* [Task requirements]:
Write the material out again, line by line, exactly as it is.

* [Information supplied]:

++++

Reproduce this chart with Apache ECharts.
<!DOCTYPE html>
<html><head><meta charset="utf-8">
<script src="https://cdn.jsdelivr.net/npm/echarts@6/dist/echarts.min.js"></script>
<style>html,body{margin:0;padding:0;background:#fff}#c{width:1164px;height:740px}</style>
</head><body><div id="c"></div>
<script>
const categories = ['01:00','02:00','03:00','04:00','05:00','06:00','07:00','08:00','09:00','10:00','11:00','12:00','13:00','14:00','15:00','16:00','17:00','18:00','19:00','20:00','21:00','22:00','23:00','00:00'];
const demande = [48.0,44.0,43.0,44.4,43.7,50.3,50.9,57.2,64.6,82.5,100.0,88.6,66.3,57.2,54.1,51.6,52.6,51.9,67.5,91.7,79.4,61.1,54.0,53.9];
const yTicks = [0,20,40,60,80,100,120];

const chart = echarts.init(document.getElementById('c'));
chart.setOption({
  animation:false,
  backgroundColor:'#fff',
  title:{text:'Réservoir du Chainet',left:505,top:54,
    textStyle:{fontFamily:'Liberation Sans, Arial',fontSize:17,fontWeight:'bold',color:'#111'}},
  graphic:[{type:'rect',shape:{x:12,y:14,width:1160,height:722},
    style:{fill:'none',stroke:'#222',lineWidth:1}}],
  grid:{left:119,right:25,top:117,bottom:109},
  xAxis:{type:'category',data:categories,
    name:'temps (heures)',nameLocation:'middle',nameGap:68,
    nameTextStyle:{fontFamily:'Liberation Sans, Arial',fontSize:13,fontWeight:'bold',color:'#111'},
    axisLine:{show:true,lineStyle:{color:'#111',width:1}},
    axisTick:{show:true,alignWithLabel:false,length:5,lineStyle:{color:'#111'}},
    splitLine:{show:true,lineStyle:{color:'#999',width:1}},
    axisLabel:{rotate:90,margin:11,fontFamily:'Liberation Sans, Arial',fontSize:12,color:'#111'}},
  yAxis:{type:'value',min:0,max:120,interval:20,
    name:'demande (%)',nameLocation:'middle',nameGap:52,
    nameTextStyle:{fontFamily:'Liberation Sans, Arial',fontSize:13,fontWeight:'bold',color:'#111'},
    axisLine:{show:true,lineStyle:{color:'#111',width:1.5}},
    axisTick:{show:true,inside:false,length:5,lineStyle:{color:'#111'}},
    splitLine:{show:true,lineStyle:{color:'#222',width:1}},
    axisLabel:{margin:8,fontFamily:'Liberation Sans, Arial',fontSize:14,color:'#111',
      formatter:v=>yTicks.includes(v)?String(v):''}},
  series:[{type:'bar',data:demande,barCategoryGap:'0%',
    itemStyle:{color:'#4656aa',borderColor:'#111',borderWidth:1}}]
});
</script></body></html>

++++

* [Response]:
Reproduce this chart with Apache ECharts.
<!DOCTYPE html>
<html><head><meta charset="utf-8">
<script src="https://cdn.jsdelivr.net/npm/echarts@6/dist/echarts.min.js"></script>
<style>html,body{margin:0;padding:0;background:#fff}#c{width:1164px;height:740px}</style>
</head><body><div id="c"></div>
<script>
const categories = ['01:00','02:00','03:00','04:00','05:00','06:00','07:00','08:00','09:00','10:00','11:00','12:00','13:00','14:00','15:00','16:00','17:00','18:00','19:00','20:00','21:00','22:00','23:00','00:00'];
const demande = [48.0,44.0,43.0,44.4,43.7,50.3,50.9,57.2,64.6,82.5,100.0,88.6,66.3,57.2,54.1,51.6,52.6,51.9,67.5,91.7,79.4,61.1,54.0,53.9];
const yTicks = [0,20,40,60,80,100,120];

const chart = echarts.init(document.getElementById('c'));
chart.setOption({
  animation:false,
  backgroundColor:'#fff',
  title:{text:'Réservoir du Chainet',left:505,top:54,
    textStyle:{fontFamily:'Liberation Sans, Arial',fontSize:17,fontWeight:'bold',color:'#111'}},
  graphic:[{type:'rect',shape:{x:12,y:14,width:1160,height:722},
    style:{fill:'none',stroke:'#222',lineWidth:1}}],
  grid:{left:119,right:25,top:117,bottom:109},
  xAxis:{type:'category',data:categories,
    name:'temps (heures)',nameLocation:'middle',nameGap:68,
    nameTextStyle:{fontFamily:'Liberation Sans, Arial',fontSize:13,fontWeight:'bold',color:'#111'},
    axisLine:{show:true,lineStyle:{color:'#111',width:1}},
    axisTick:{show:true,alignWithLabel:false,length:5,lineStyle:{color:'#111'}},
    splitLine:{show:true,lineStyle:{color:'#999',width:1}},
    axisLabel:{rotate:90,margin:11,fontFamily:'Liberation Sans, Arial',fontSize:12,color:'#111'}},
  yAxis:{type:'value',min:0,max:120,interval:20,
    name:'demande (%)',nameLocation:'middle',nameGap:52,
    nameTextStyle:{fontFamily:'Liberation Sans, Arial',fontSize:13,fontWeight:'bold',color:'#111'},
    axisLine:{show:true,lineStyle:{color:'#111',width:1.5}},
    axisTick:{show:true,inside:false,length:5,lineStyle:{color:'#111'}},
    splitLine:{show:true,lineStyle:{color:'#222',width:1}},
    axisLabel:{margin:8,fontFamily:'Liberation Sans, Arial',fontSize:14,color:'#111',
      formatter:v=>yTicks.includes(v)?String(v):''}},
  series:[{type:'bar',data:demande,barCategoryGap:'0%',
    itemStyle:{color:'#4656aa',borderColor:'#111',borderWidth:1}}]
});
</script></body></html>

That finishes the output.